My husband already worked on the derailer position, it was rubbing after we switched out the KICKR gears.

lt was still feeling ”crunchy”, so he tightened the chain a bit, oiled it, but the main gears I need to be using to accomplish calibration are the worst, and I assume I need to leave it in those where I am able to calibrate it? I can find smoother gears, but they aren’t letting me stay in goal zones.

He said it’s not rubbing anywhere.

I need to explore which of the two types you mentioned that I have.

This is way more than I knew before, so thanks! I had too many questions to move forward and I want to keep going while my motivation is high.

Do a ramp test instead, that will be much shorter. It will still be hard but not a long effort.

The ramp test result is usually multiplied by 0.75 to get a rough FTP.

So if you get up to 400w for last minute then that’s 400w x 0.75 = 300w FTP.

In all my experience with a lot of ramp tests either my own or with other riders that’s a reasonably accurate result that can be used for FTP.

The older style mechanical group sets have a steel shifter cable connecting the shifters to the derailleur. Old school and “simple” so they say. Well yes, simple but the cables stretch, they can fray and get jammed up and they seem to alway need adjusting.

Electronic shifting, either Di2, EPS or SRAM E-TAP does away with that altogether. More expensive, batteries can go flat and potentially electronic cables can break but usually far more reliable.

I’d say “it’ll give you an OK place to start looking for your FTP” …

… especially if Joan follows it with the Zone Benchmarking workout to triangulate with RPE (rate of perceived exertion)

Good advice. I found a shorter 8 minute FTP test today. That gave me somewhere to start. Did my first fitness workout tonight and had an unusual first round spinning out to reach goal wattage, exhausting myself so I decreased bias 10% and got a great workout on a smooth middle gear. Lost ERG ANT+ at one point and had to disconnect and reconnect it but otherwise things went great!

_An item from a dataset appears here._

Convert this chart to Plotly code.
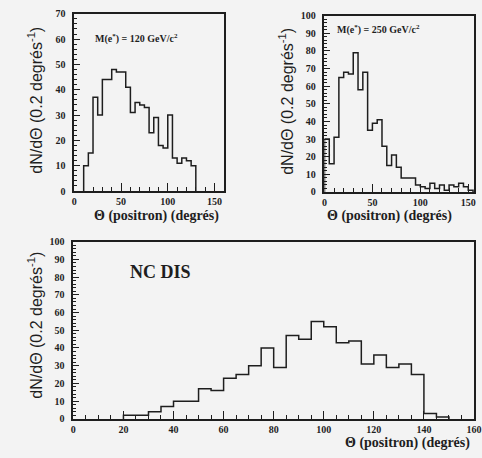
import plotly.graph_objects as go

W, H = 482, 458
BIN = 5

# M(e*) = 120 GeV/c2 : left edge of each 5 degree bin and counts
m120_theta = [10, 15, 20, 25, 30, 35, 40, 45, 50, 55, 60, 65,
              70, 75, 80, 85, 90, 95, 100, 105, 110, 115, 120, 125]
m120_counts = [10, 15, 37, 30, 44, 44, 48, 47, 47, 41, 31, 35,
               34, 33, 23, 29, 18, 17, 30, 13, 11, 13, 12, 10]

# M(e*) = 250 GeV/c2
m250_theta = [0, 5, 10, 15, 20, 25, 30, 35, 40, 45, 50, 55, 60, 65, 70, 75,
              80, 85, 90, 95, 100, 105, 110, 115, 120, 125, 130, 135, 140, 145, 150]
m250_counts = [30, 16, 31, 65, 68, 67, 79, 58, 68, 35, 39, 41, 26, 15, 21, 14,
               8, 8, 8, 4, 3, 2, 5, 2, 4, 1, 4, 3, 5, 3, 1]

# NC DIS
ncdis_theta = [20, 25, 30, 35, 40, 45, 50, 55, 60, 65, 70, 75, 80,
               85, 90, 95, 100, 105, 110, 115, 120, 125, 130, 135, 140, 145]
ncdis_counts = [2, 2, 4, 7, 10, 10, 17, 16, 23, 25, 30, 40, 29,
                47, 45, 55, 52, 43, 44, 31, 36, 29, 31, 25, 3, 1]

INK = "#1e1e1e"
SERIF = "Liberation Serif"
SANS = "Liberation Sans"


def step_xy(left, counts):
    xs = [left[0]] + list(left) + [left[-1] + BIN]
    ys = [0] + list(counts) + [0]
    return xs, ys


def px(x):
    return x / W


def py(y):
    return 1 - y / H


fig = go.Figure()
for name, theta, counts, xa, ya in [
    ("120", m120_theta, m120_counts, "x", "y"),
    ("250", m250_theta, m250_counts, "x2", "y2"),
    ("NC", ncdis_theta, ncdis_counts, "x3", "y3"),
]:
    xs, ys = step_xy(theta, counts)
    fig.add_trace(go.Scatter(x=xs, y=ys, mode="lines", line_shape="hv",
                             line=dict(color=INK, width=1.5),
                             xaxis=xa, yaxis=ya, name=name, hoverinfo="skip"))

tickfont = dict(family=SERIF, size=10, color=INK, weight="bold")
axis_common = dict(showline=True, linecolor=INK, linewidth=1.5, mirror=True,
                   ticks="inside", tickcolor=INK, tickwidth=1.2, showgrid=False,
                   zeroline=False, tickfont=tickfont, fixedrange=True,
                   ticklabeloverflow="allow", tickmode="linear", tick0=0)


def minor(step, length):
    return dict(dtick=step, tick0=0, ticklen=length, ticks="inside",
                tickcolor=INK, tickwidth=1.2, showgrid=False)


fig.update_layout(
    width=W, height=H,
    margin=dict(l=0, r=0, t=0, b=0),
    paper_bgcolor="#f3f3f3", plot_bgcolor="#f3f3f3",
    showlegend=False,
    xaxis=dict(axis_common, domain=[px(73), px(226)], range=[0, 160], anchor="y",
               dtick=50, ticklen=8, minor=minor(10, 4)),
    yaxis=dict(axis_common, domain=[py(190), py(8)], range=[0, 70], anchor="x",
               dtick=10, ticklen=6, ticklabelstandoff=5, minor=minor(2, 3)),
    xaxis2=dict(axis_common, domain=[px(329), 1.0], range=[0, 156], anchor="y2",
                dtick=50, ticklen=8, minor=minor(10, 4)),
    yaxis2=dict(axis_common, domain=[py(191), py(10)], range=[0, 100], anchor="x2",
                dtick=10, ticklen=6, ticklabelstandoff=5, minor=minor(2, 3)),
    xaxis3=dict(axis_common, domain=[px(72), 1.0], range=[0, 160], anchor="y3",
                dtick=20, ticklen=8, minor=minor(5, 4)),
    yaxis3=dict(axis_common, domain=[py(424), py(242)], range=[0, 100], anchor="x3",
                dtick=10, ticklen=6, ticklabelstandoff=5, minor=minor(2, 3)),
)

xtitle = "Θ (positron) (degrés)"
ytitle = "dN/dΘ (0.2 degrés<sup>-1</sup>)"
title_font = dict(family=SERIF, size=14, color=INK, weight="bold")
ytitle_font = dict(family=SANS, size=16, color=INK)

annotations = [
    dict(text=xtitle, x=px(157), y=py(216), font=title_font),
    dict(text=xtitle, x=px(396), y=py(216), font=title_font),
    dict(text=xtitle, x=px(480), y=py(449), xanchor="right", font=title_font),
    dict(text=ytitle, x=px(33), y=py(97), textangle=-90, font=ytitle_font),
    dict(text=ytitle, x=px(290), y=py(98), textangle=-90, font=ytitle_font),
    dict(text=ytitle, x=px(33), y=py(328), textangle=-90, font=ytitle_font),
    dict(text="M(e<sup>*</sup>) = 120 GeV/c<sup>2</sup>", x=px(92), y=py(33),
         xanchor="left", font=dict(family=SERIF, size=10, color=INK, weight="bold")),
    dict(text="M(e<sup>*</sup>) = 250 GeV/c<sup>2</sup>", x=px(340), y=py(24),
         xanchor="left", font=dict(family=SERIF, size=10, color=INK, weight="bold")),
    dict(text="NC DIS", x=px(128), y=py(273), xanchor="left",
         font=dict(family=SERIF, size=18, color=INK, weight="bold")),
]
for a in annotations:
    a.setdefault("xanchor", "center")
    a.update(xref="paper", yref="paper", showarrow=False, yanchor="middle")
    fig.add_annotation(**a)

# drop the browser's default page margin so the figure fills the window
fig.write_html("out.html", config={"displayModeBar": False},
               post_script="document.body.style.margin = '0';")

(I have the mechanical type bike.)

1 Like

That sounds like it worked out properly. :slight_smile:

With the erg workouts it shouldn’t be necessary to change gears, just find a smooth running middle gear combined with the big chain ring should be fine and keep turning the pedals smoothly, letting Zwift control the resistance for you.

With a new FTP it will always be difficult for a few weeks until you get used to it.

The next steps are to let the recovery happen, so schedule in easy days and you should see improvements coming over time.

In my experience, erg mode tends to work best in the little ring, because reduced flywheel inertia means that the resistance changes are much snappier, without overshooting the target power.

1 Like

When the Watt target increases, do not change how you pedal. If you see a message on the screen telling you to increase power, ignore it. Just keep pedaling at your preferred cadence and wait for the trainer to respond. It may take some time for that to happen but you can’t make it happen by increasing cadence, you just have to wait for it.

1 Like

You highlight here one of the dumbest things on Zwift - the message telling you to increase/decrease power if you’re in a workout on a smart trainer.

That message should not appear if you’ve paired with a smart trainer. It should only be for trainers without ERG mode.